When designing information and knowledge oriented platforms and interfaces- a main issue is the accessibility of the content. The point is that each one can access the content he or she are seeking… in minimum time and minimum cognitive efforts. A worker who enters the portal aspires to find the required information in a minimal amount of clicks and as fast as possible. A worker who already knows his/her way the system and knows where to find the information spends a lot less time on accessing the desired content than the worker who is not familiar with the system and therefore doesn't know where to find what is required.

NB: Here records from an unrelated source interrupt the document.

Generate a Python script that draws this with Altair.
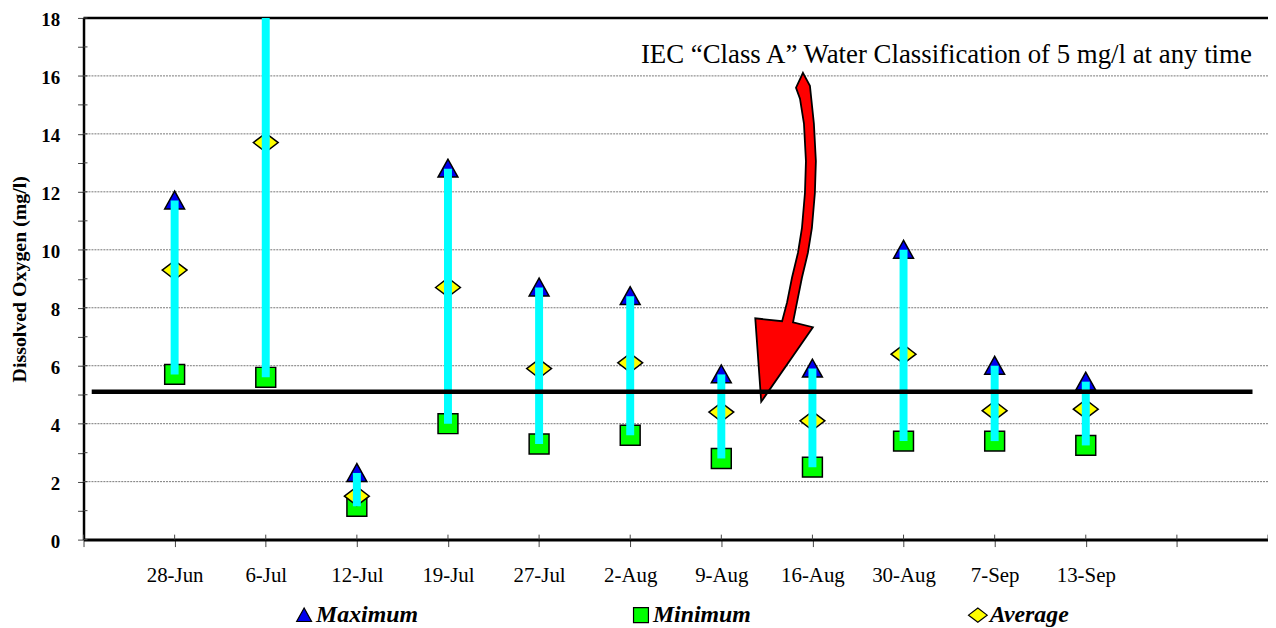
import json
import altair as alt
import pandas as pd

# ---------------- data ----------------
dates = ["28-Jun", "6-Jul", "12-Jul", "19-Jul", "27-Jul", "2-Aug", "9-Aug",
         "16-Aug", "30-Aug", "7-Sep", "13-Sep"]
maximum = [11.7, 19.8, 2.3, 12.8, 8.7, 8.4, 5.7, 5.9, 10.0, 6.0, 5.45]
minimum = [5.7, 5.6, 1.15, 4.0, 3.3, 3.6, 2.8, 2.5, 3.4, 3.4, 3.25]
average = [9.3, 13.7, 1.5, 8.7, 5.9, 6.1, 4.4, 4.1, 6.4, 4.45, 4.5]
series_names = ["Maximum", "Minimum", "Average"]
series_colors = ["#0000EE", "#00FF00", "#FFFF00"]
x_ticks = list(range(14))
y_ticks = list(range(19))
grid_values = [2, 4, 6, 8, 10, 12, 14, 16]
threshold_value = 5.1
threshold_span = [0.09, 12.83]
annotation = "IEC \u201cClass A\u201d Water Classification of 5 mg/l at any time"
annotation_pos = [9.47, 16.73]
arrow_tip = [7.438, 4.757]

FONT = "Liberation Serif"

idx = list(range(1, len(dates) + 1))
wide = pd.DataFrame({"idx": idx, "date": dates, "Maximum": maximum,
                     "Minimum": minimum, "Average": average})
long = wide.melt(id_vars=["idx", "date"], value_vars=series_names,
                 var_name="series", value_name="value")

tick_labels = [""] + dates + ["", ""]
X = alt.Scale(domain=[0, 13], nice=False, zero=False)
Y = alt.Scale(domain=[0, 18], nice=False)

x_axis = alt.Axis(values=x_ticks, labelExpr=json.dumps(tick_labels) + "[datum.value]",
                  title=None, grid=False, domainColor="black", domainWidth=3,
                  tickColor="#444", tickSize=7, tickWidth=1, labelFont=FONT, labelFontSize=21,
                  labelPadding=18, labelColor="black", labelFlush=False)
y_axis = alt.Axis(values=y_ticks,
                  labelExpr="datum.value % 2 == 0 ? datum.label : ''",
                  title="Dissolved Oxygen (mg/l)", grid=False, domainColor="black",
                  domainWidth=2.5, tickColor="#444", tickSize=6, tickWidth=1,
                  labelFont=FONT, labelFontSize=19, labelFontWeight="bold",
                  labelColor="black", labelPadding=18, labelOffset=2, titleFont=FONT,
                  titleFontSize=20, titleFontWeight="bold", titleColor="black",
                  titlePadding=11)

tri = "M0,-9.5L-10,8.5L10,8.5Z"
sq = "M-10,-10L10,-10L10,10L-10,10Z"
dia = "M-12.5,0L0,-9.5L12.5,0L0,9.5Z"

arrow_path = ("M42,-331L49,-318L53,-280L55,-242L54,-210L51,-175L47,-150L41,-125L36,-100"
              "L32,-80L52,-75L0,0L-6,-84L21,-81L26,-100L31,-125L37,-150L41,-175L44,-210"
              "L45,-242L43,-280L39,-305L35,-316Z")

leg = alt.Legend(title=None, orient="none", legendX=210, legendY=589,
                 direction="horizontal", gridAlign="all", columnPadding=212,
                 symbolSize=2.25, symbolStrokeWidth=1.2,
                 labelFont=FONT, labelFontSize=24, labelFontStyle="italic",
                 labelFontWeight="bold", labelColor="black", labelOffset=0,
                 padding=0, symbolOpacity=1)

grid = alt.Chart(pd.DataFrame({"g": grid_values})).mark_rule(
    color="#777", strokeDash=[2, 1], strokeWidth=1
).encode(y=alt.Y("g:Q", scale=Y, axis=y_axis))

top = alt.Chart(pd.DataFrame({"t": [18]})).mark_rule(color="black", strokeWidth=2.5).encode(
    y=alt.Y("t:Q", scale=Y, axis=y_axis))

# inner halves of the tick marks (ticks cross the axis lines)
xin = alt.Chart(pd.DataFrame({"t": x_ticks})).mark_rule(color="#444", strokeWidth=1).encode(
    x=alt.X("t:Q", scale=X, axis=x_axis), y=alt.value(525), y2=alt.value(520))
yin = alt.Chart(pd.DataFrame({"t": y_ticks})).mark_rule(color="#444", strokeWidth=1).encode(
    y=alt.Y("t:Q", scale=Y, axis=y_axis), x=alt.value(0), x2=alt.value(4))

points = alt.Chart(long).mark_point(
    filled=True, strokeWidth=1.5, size=4, opacity=1, clip=True
).encode(
    x=alt.X("idx:Q", scale=X, axis=x_axis),
    y=alt.Y("value:Q", scale=Y, axis=y_axis),
    fill=alt.Fill("series:N", scale=alt.Scale(domain=series_names, range=series_colors), legend=leg),
    stroke=alt.Stroke("series:N", scale=alt.Scale(domain=series_names, range=["black"] * 3), legend=leg),
    shape=alt.Shape("series:N", scale=alt.Scale(domain=series_names, range=[tri, sq, dia]), legend=leg),
)

bars = alt.Chart(wide).mark_rule(color="#00FFFF", strokeWidth=8, strokeCap="butt", clip=True).encode(
    x=alt.X("idx:Q", scale=X, axis=x_axis),
    y=alt.Y("Minimum:Q", scale=Y, axis=y_axis),
    y2="Maximum:Q",
)

arrow = alt.Chart(pd.DataFrame({"x": [arrow_tip[0]], "y": [arrow_tip[1]]})).mark_point(
    shape=arrow_path, filled=True, fill="#FF0000", stroke="black", strokeWidth=1.8,
    size=4, opacity=1
).encode(x=alt.X("x:Q", scale=X, axis=x_axis), y=alt.Y("y:Q", scale=Y, axis=y_axis))

thr = alt.Chart(pd.DataFrame({"x": [threshold_span[0]], "x2": [threshold_span[1]],
                              "y": [threshold_value]})).mark_rule(
    color="black", strokeWidth=4.5
).encode(x=alt.X("x:Q", scale=X, axis=x_axis), x2="x2:Q", y=alt.Y("y:Q", scale=Y, axis=y_axis))

text = alt.Chart(pd.DataFrame({"x": [annotation_pos[0]], "y": [annotation_pos[1]],
                               "t": [annotation]})).mark_text(
    font=FONT, fontSize=27, color="black", align="center", baseline="middle"
).encode(x=alt.X("x:Q", scale=X, axis=x_axis), y=alt.Y("y:Q", scale=Y, axis=y_axis), text="t:N")

chart = alt.layer(grid, top, xin, yin, points, bars, arrow, thr, text).properties(
    width=1192, height=525,
    padding={"left": 76, "top": 8, "right": 0, "bottom": 95},
    autosize="none",
).configure_view(strokeWidth=0)

chart.save("out.html", embed_options={"renderer": "svg", "actions": False})
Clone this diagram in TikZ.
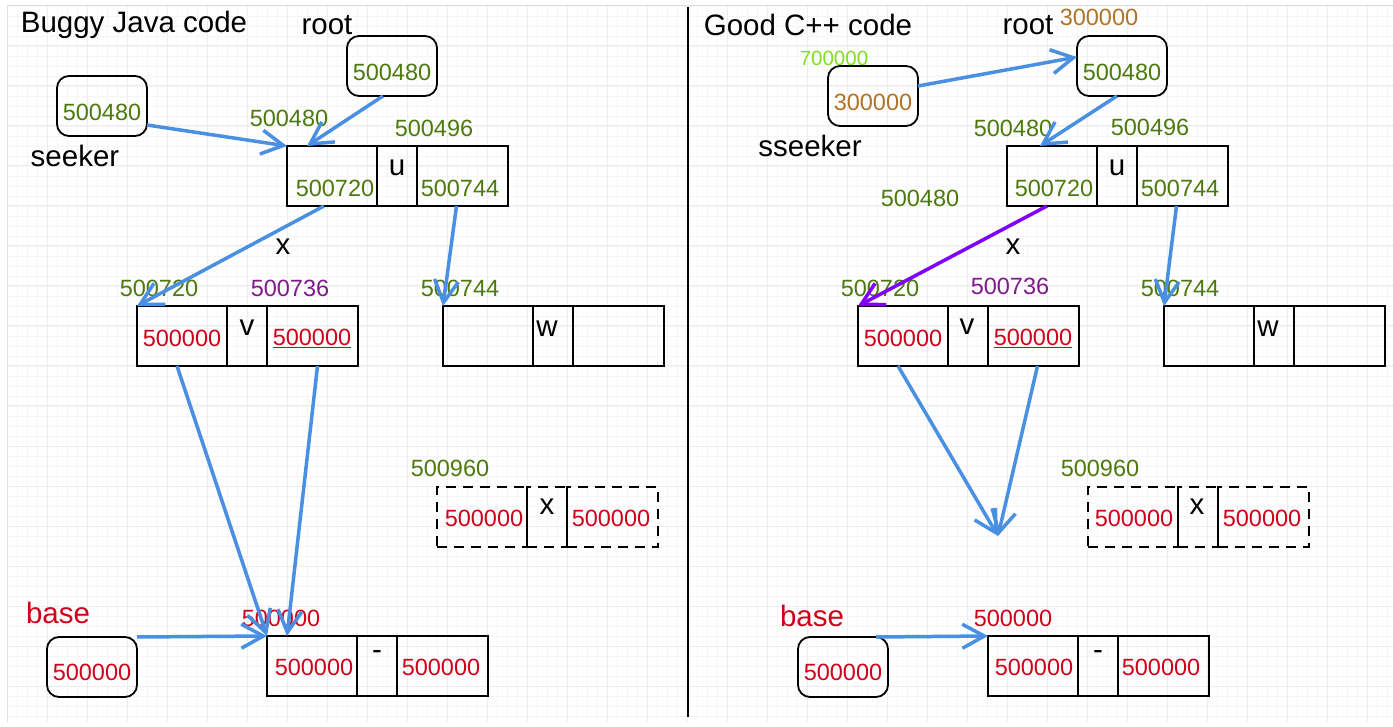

When we characterize a portal/website/community/document-management system, we devote much effort in organizing the content so that it appears logical and intuitive to the users and assists them to orientate throughout the sea of information. How do we know if we're on the right track? What can serve as an indicator for optimal orientation? For this purpose exactly, the term 'middle of the night test' was coined; the term refers to the worker's ability to orientate easily even if woken up in the middle of the night and asked 'where is last quarter's sales chart?'. The term should accompany us throughout the entire characterization process and we must ask ourselves if the content organization we chose passes the 'middle of the night test' or not.

Tools that are critical to access (feedback, search engine) receive a special status in this context. We therefore locate them at one of the top corners in order to ensure the optimal application of this principle. We can thus grab them during work without even looking since the location is permanent and familiar.